___ Stored data ___

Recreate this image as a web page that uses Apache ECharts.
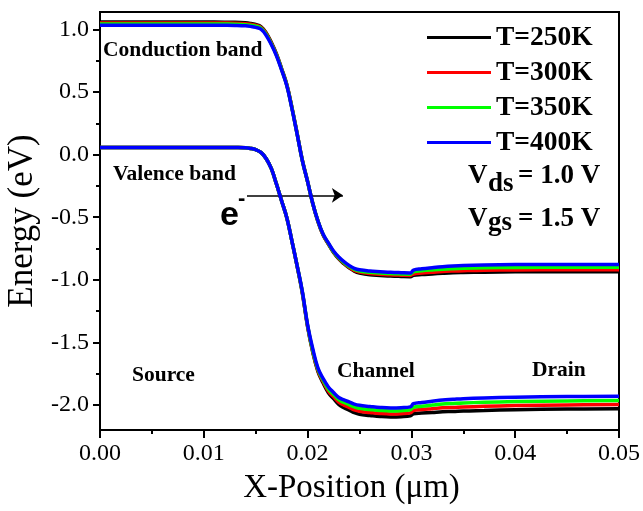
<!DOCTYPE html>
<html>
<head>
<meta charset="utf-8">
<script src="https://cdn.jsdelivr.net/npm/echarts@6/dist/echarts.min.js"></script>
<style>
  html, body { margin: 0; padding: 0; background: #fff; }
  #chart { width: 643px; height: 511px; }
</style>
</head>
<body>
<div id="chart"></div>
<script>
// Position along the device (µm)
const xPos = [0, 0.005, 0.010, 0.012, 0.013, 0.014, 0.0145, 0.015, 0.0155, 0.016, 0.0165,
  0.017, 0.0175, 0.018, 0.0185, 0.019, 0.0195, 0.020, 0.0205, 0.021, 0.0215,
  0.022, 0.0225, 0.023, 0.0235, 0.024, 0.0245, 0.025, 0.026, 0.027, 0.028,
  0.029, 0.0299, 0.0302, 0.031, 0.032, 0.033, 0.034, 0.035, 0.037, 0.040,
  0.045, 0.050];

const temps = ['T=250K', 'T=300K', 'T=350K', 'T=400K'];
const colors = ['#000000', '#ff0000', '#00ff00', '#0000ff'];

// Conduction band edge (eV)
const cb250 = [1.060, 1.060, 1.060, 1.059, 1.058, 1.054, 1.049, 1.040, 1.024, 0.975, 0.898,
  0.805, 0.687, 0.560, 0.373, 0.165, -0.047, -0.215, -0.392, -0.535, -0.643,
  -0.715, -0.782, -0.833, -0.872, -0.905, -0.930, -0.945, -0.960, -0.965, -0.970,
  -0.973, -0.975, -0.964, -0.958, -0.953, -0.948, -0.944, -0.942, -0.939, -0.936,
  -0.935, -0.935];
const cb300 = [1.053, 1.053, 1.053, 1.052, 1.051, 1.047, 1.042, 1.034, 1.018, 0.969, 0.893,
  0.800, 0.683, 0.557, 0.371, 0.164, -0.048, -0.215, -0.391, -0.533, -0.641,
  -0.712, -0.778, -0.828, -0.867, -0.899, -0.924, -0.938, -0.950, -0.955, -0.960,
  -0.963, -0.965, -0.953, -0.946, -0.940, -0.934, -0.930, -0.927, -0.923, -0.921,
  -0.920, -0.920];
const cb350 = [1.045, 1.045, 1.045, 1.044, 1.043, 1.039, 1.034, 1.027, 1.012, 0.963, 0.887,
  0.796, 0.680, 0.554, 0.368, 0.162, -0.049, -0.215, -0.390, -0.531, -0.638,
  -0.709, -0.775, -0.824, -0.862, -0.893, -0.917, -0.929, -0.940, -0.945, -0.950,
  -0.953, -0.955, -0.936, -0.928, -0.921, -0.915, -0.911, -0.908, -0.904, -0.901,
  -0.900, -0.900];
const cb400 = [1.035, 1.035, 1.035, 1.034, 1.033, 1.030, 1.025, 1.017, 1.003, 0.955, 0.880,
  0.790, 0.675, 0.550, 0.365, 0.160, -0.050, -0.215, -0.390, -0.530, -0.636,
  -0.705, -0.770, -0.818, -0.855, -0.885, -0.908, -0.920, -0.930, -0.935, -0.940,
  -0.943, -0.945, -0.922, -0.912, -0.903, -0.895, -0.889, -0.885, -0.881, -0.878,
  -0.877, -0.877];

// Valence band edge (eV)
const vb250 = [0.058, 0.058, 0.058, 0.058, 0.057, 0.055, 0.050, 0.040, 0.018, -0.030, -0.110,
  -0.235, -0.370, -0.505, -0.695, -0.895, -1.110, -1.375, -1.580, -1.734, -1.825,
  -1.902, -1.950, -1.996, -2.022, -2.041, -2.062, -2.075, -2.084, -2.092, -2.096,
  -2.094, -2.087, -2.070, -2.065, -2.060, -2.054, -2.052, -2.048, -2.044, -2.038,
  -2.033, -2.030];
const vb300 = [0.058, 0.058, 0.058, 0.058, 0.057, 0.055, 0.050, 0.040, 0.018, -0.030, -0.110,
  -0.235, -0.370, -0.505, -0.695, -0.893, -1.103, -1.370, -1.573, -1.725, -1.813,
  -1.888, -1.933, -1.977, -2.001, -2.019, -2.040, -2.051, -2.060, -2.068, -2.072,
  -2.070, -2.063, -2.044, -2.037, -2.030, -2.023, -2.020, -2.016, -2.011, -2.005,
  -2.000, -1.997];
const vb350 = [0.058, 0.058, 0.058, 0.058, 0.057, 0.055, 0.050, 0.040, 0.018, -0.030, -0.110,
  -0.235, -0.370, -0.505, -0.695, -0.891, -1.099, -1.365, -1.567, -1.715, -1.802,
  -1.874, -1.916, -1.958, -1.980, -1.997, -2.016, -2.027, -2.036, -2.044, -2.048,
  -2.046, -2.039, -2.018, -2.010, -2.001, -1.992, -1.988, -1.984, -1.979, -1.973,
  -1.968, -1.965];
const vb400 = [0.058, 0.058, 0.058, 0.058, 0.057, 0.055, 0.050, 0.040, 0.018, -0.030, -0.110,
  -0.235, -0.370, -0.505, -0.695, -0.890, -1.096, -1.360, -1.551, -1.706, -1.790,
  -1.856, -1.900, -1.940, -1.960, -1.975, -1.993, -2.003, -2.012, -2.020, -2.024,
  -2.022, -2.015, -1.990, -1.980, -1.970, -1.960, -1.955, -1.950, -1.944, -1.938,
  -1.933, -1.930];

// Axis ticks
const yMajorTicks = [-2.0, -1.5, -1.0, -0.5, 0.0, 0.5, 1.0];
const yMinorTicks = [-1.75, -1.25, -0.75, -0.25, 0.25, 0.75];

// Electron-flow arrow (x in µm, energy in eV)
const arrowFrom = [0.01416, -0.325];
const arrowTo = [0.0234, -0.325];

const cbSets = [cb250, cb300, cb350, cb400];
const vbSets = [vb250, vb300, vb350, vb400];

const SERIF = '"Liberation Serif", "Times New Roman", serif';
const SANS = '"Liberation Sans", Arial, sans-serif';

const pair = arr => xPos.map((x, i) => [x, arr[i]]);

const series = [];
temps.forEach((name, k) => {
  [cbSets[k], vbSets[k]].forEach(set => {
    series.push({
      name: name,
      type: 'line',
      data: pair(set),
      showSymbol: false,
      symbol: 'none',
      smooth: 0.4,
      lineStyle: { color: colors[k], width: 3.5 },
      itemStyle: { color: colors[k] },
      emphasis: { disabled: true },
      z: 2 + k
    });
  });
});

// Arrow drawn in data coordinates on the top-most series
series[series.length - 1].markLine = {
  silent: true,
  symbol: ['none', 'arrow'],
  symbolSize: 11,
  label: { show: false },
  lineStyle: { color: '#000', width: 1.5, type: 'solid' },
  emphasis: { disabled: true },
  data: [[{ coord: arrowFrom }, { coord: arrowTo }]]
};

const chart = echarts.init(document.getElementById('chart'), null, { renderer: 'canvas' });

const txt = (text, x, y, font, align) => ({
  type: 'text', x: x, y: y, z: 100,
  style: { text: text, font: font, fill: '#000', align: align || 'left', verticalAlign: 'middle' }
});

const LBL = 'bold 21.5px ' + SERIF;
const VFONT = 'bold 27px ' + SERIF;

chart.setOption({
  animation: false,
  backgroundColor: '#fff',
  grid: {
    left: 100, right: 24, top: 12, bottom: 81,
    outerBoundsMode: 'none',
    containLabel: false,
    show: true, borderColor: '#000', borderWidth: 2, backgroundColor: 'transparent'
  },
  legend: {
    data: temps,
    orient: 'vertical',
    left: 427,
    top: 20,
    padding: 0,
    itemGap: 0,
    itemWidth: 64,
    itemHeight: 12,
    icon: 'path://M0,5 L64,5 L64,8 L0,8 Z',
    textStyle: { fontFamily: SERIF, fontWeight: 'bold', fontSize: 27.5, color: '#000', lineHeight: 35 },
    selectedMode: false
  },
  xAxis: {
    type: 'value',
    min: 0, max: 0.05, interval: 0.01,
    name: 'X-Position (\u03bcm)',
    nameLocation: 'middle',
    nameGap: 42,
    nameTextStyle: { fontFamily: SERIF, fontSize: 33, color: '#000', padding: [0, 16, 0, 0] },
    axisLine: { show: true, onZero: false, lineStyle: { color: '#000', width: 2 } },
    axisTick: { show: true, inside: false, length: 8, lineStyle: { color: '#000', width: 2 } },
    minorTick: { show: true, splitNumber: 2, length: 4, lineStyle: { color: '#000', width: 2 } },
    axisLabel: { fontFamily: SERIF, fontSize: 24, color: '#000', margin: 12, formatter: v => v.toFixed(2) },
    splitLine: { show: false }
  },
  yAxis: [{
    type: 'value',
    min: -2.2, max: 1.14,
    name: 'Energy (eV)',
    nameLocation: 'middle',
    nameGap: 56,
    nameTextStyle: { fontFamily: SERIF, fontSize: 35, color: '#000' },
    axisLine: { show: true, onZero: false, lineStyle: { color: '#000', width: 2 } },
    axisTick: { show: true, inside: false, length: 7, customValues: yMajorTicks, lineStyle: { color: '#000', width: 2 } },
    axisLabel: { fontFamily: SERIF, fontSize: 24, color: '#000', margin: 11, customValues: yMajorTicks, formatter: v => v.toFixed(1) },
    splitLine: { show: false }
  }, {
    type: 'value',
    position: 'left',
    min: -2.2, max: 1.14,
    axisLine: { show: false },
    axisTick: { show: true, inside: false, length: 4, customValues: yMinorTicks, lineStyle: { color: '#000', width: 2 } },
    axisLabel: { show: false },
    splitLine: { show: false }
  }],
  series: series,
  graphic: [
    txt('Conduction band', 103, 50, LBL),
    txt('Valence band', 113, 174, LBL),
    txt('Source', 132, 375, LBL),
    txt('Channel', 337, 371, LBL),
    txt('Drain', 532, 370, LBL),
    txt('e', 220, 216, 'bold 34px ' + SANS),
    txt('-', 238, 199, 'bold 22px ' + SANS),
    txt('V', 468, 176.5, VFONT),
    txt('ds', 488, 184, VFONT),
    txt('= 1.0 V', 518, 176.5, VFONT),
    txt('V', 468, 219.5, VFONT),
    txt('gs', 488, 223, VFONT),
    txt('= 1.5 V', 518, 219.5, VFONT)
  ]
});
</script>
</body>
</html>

___

Reproduce exactly the run of lines that opens the listing and closes with the line holding "const colors = ['#000000', '#ff0000', '#00ff00', '#0000ff'];". Pictures are excluded.

- [Solution to this exercise]
Recreate this image as a web page that uses Apache ECharts.
<!DOCTYPE html>
<html>
<head>
<meta charset="utf-8">
<script src="https://cdn.jsdelivr.net/npm/echarts@6/dist/echarts.min.js"></script>
<style>
  html, body { margin: 0; padding: 0; background: #fff; }
  #chart { width: 643px; height: 511px; }
</style>
</head>
<body>
<div id="chart"></div>
<script>
// Position along the device (µm)
const xPos = [0, 0.005, 0.010, 0.012, 0.013, 0.014, 0.0145, 0.015, 0.0155, 0.016, 0.0165,
  0.017, 0.0175, 0.018, 0.0185, 0.019, 0.0195, 0.020, 0.0205, 0.021, 0.0215,
  0.022, 0.0225, 0.023, 0.0235, 0.024, 0.0245, 0.025, 0.026, 0.027, 0.028,
  0.029, 0.0299, 0.0302, 0.031, 0.032, 0.033, 0.034, 0.035, 0.037, 0.040,
  0.045, 0.050];

const temps = ['T=250K', 'T=300K', 'T=350K', 'T=400K'];
const colors = ['#000000', '#ff0000', '#00ff00', '#0000ff'];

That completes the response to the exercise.